Me: And have you got that now?
DH: For the most part, I just have to be consistent with it. That's been the problem. I'll do it for two or three shots, and the rest of the shots I fall back. I just have to really work on being consistent, and that just comes from spending more time.
Me: You mean after practice?
DH: Come back to the gym, late at night. Just shoot more. That's going to be a big key for me.
Me: All the uncertainty has worn on Stan Van Gundy as well. Have you said anything to him, or is it business as usual?
DH: Well, me and Stan understand one thing, is that he's the coach and I'm the captain. And we have to lead our team, and we have to be on the same page, despite what's going on around us. I've never asked for any kind of permission to decide the fate of anybody. That's not my job. And Stan understands that. We talk. And we just have to be on the same page for our team. I have to, we all have to buy in and really do what he needs us to do to win. That's the only way we're going to get it done. I'm committed, and the rest of the team is committed to doing whatever it takes.

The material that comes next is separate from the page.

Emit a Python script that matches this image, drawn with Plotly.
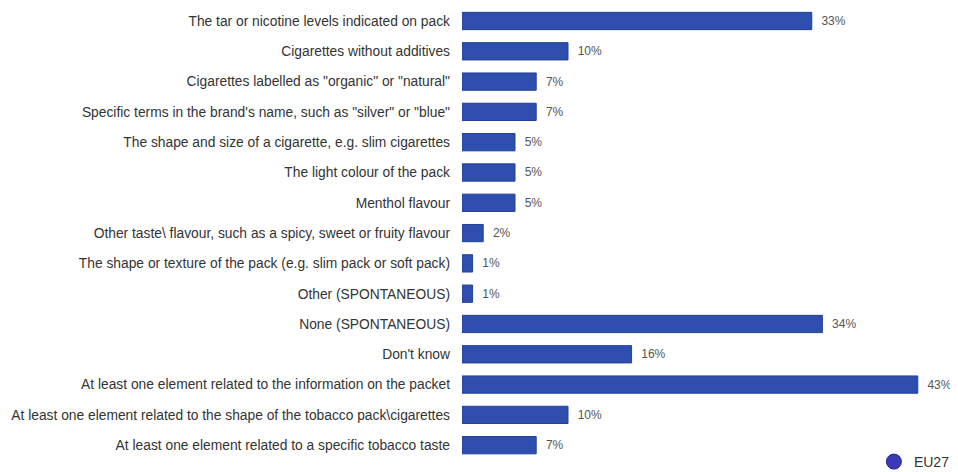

We just have to do it every night.
Hey world the hair on top of my head was just explained as a basket of French fries
-- Timberwolves guard Martell Webster (@MartellWebster), Saturday, 6:57 p.m. This is a style with which I am currently unfamiliar.
"That was his first dunk in eight years. I hope he didn't hurt himself."
-- Jazz forward Al Jefferson, to the Salt Lake Tribune, on his teammate Devin Harris' vertical splendor Friday night against the Nuggets.
"Just to be clear, democracy and capitalism is good for America. Socialism is good for the Orlando Magic."
--Magic guard J.J. Redick, explaining his comments that the Magic need to be more "socialist" -- sharing the basketball instead of relying on Dwight Howard to do everything for them -- to reporters on Friday.
"Even though I was called 'Mr. Sonic' from my days in Seattle, you greeted me warmly from the moment I arrived and showed me and my family love, respect and support. It meant the world to us and always will."
-- Former Blazers coach Nate McMillan, in a full-page advertisement taken out in the Sunday edition of the Oregonian newspaper.